Protecting Advanced Military Technology in a Challenging Environment: The Case of A123 Systems, Inc.
2013-01-12 By Eric Sterner
Just before Christmas, A123 Systems Inc., best known for receiving “green jobs” funding from the Obama administration, announced that a judge approved a Chinese company’s bid to buy the battery-manufacturing firm’s assets in a bankruptcy auction.
Normally, an offer to take over a bankrupt firm and put its resources to good use would be welcome, but in the case of A123 Systems nothing is so straightforward.
The Wanxiang Group, a large conglomerate with business interests in low-technology manufacturing sectors, automotive supplies, and various services, such as hotel and restaurant management, is attempting to buy A123 and squeeze out U.S. companies who are also interested in the firm.
However, the Massachusetts-based firm is not your typical battery manufacturer; it is a high-technology company researching, developing, and selling high performance batteries and energy storage solutions around the world.
A123’s advanced technologies helped it secure military contracts that eventually led to a partnership with NASA to test the potential of its unique Lithium batteries for space applications and new cooperative work with the Department of Energy.
Its technologies and research caught the eye of the Obama administration, which offered it $249 million in taxpayer grants to work on electric car batteries. To date, A123 has received over $130 million and has clearly established its reputation as a company at the cutting edge of high technology.

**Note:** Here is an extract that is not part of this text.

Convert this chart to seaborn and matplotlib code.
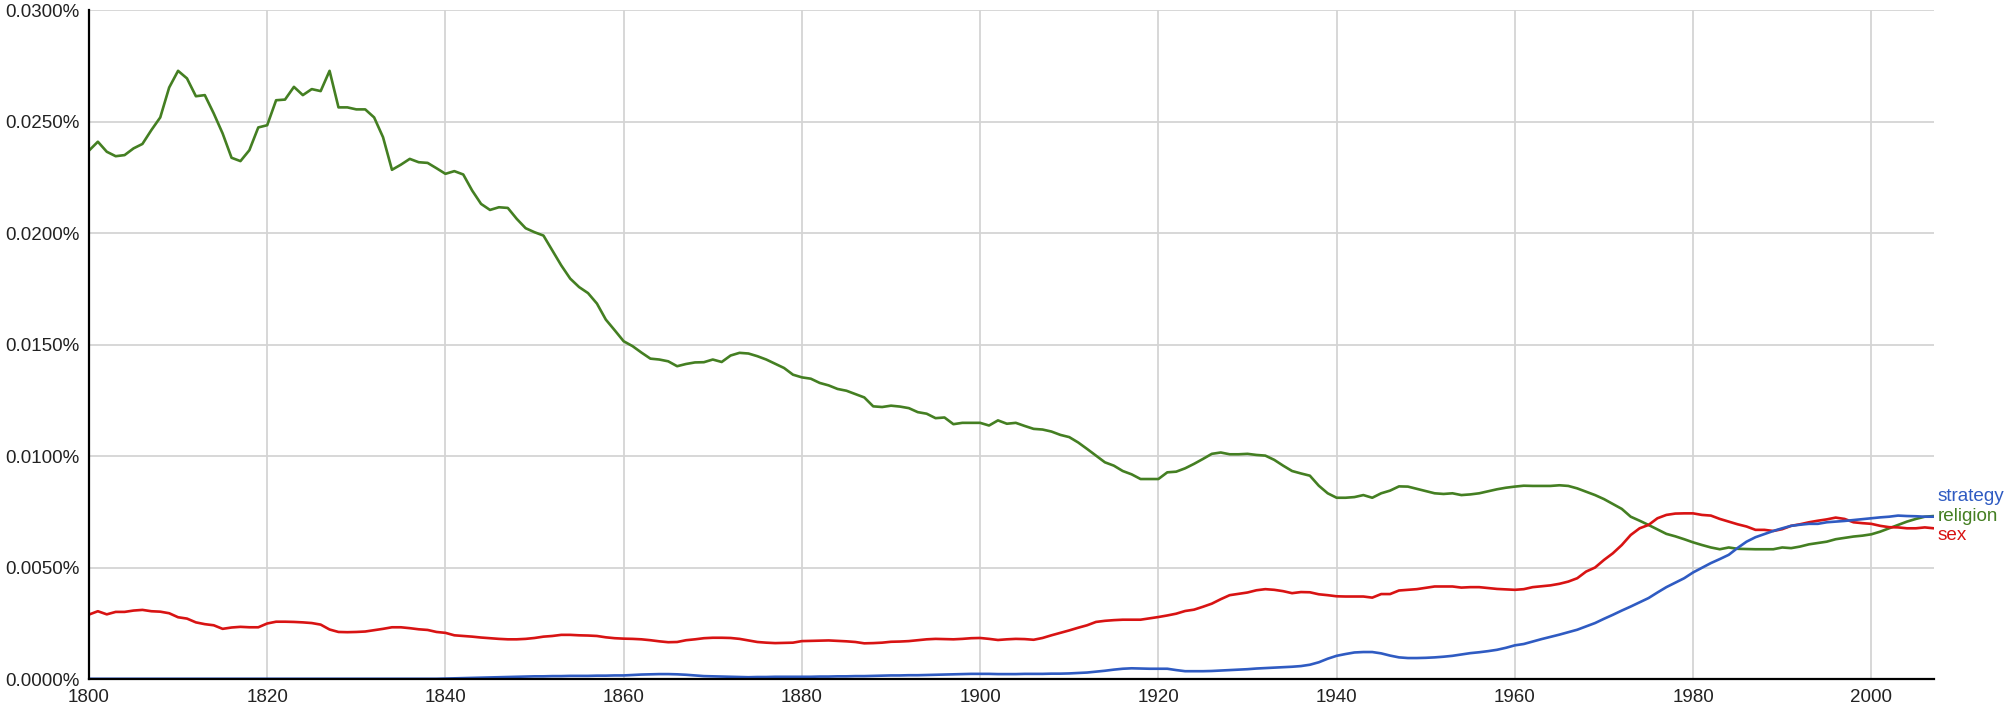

China’s interest in A123’s breakthrough technology is of particular concern.
Wanxiang’s purchase of A123 would give it a beachhead in the high-tech American battery industry and place it near the heart of America’s defense sector and long-term national security. This should to be unacceptable.

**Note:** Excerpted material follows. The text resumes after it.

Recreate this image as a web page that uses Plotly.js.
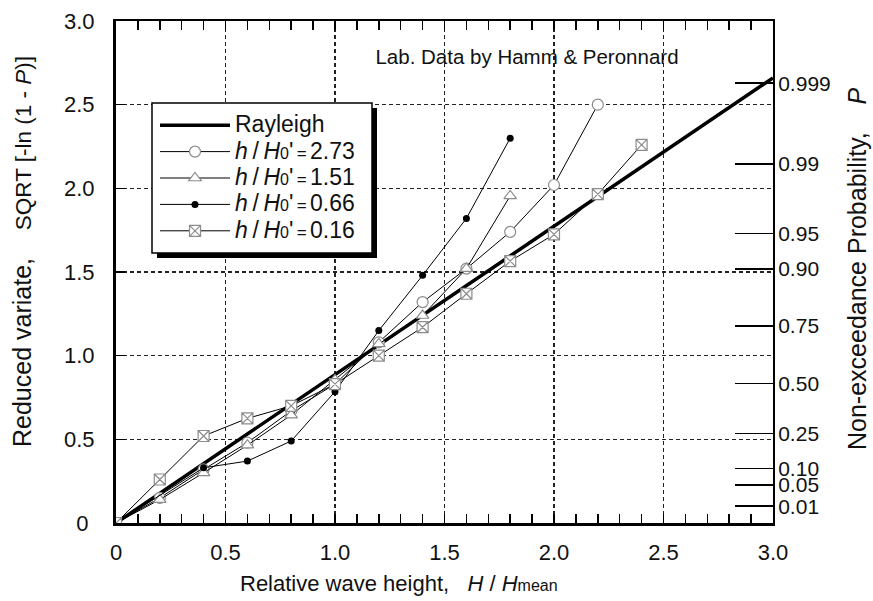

U.S. military power depends on technical superiority Allowing China to purchase U.S. firms critical to developing advanced technology can only reduce America’s strategic advantage. Particularly galling in this case, is that these technologies were developed, in part, with taxpayer support.
Wanxiang sought to address any concerns by proposing to split A123s defense contracts from its non-defense work and transferring them to a new entity, Navitas Systems. But, according to its website, Navitas Systems was established in 2010 as a woman-owned small business while its senior officials were at yet another firm, MicroSun. Navitas was then reorganized on December 7, 2012, just five days before the court approved the transfer of A123s defense contracts. In other words, Navitas does not have an extensive track record.
It is not enough to transfer defense contracts from one entity to another to satisfy national security concerns.
A123’s intellectual property and technical know-how are critical to national security, regardless of their specific relevance to a particular contract. Navitas may be able to perform beautifully on the transferred defense contracts, but that is irrelevant if the advanced battery technologies developed in cooperation with NASA end up on Chinese military satellites because the underlying capabilities were sold off.
A bipartisan group of nine senators expressed their unease with this potential sale in a letter to the Secretaries of Defense, Energy, Homeland Security, and Treasury, in November. Two more senators sounded the alarm again in a separate letter to Treasury Secretary Timothy Geithner. The Strategic Materials Advisory Council, an independent group concerned with advanced materials and resources and their role in the U.S. defense sector, reiterated these concerns in yet another letter to Geithner.
These issues are beyond the purview of a bankruptcy court. In these instances, the US relies on the Committee on Foreign Investment in the United States (CFIUS). CFIUS reviews the sale of companies to foreign entities to determine whether they will adversely affect national security. If they do, the statute gives the president the authority to prohibit or cancel a sale.
In A123’s case, the firm’s intellectual property and market position would appear to disqualify its sale to a foreign entity. Simply separating its defense contracts is likely inadequate to prevent the transfer of the advanced battery technology that could potentially pose a threat to US national security. Clearly, more issues are in play than the simple sale of a bankrupt battery company to China.
When the president, or his surrogate, makes the final decision on the eventual disposition of A123, he will need to consider multiple factors – not only the need to satisfy A123s creditors, but also the impact on the U.S. defense industry, the long-term effects of transferring high technology to commercial and military competitors, and the possibility that another solution might exist, such as revisiting the bids from U.S. companies that Wanxiang bested.
When national security is at stake, policymakers ought to be predisposed to keep high-tech capabilities in American hands.
Sterner is a Fellow at the George C. Marshall Institute.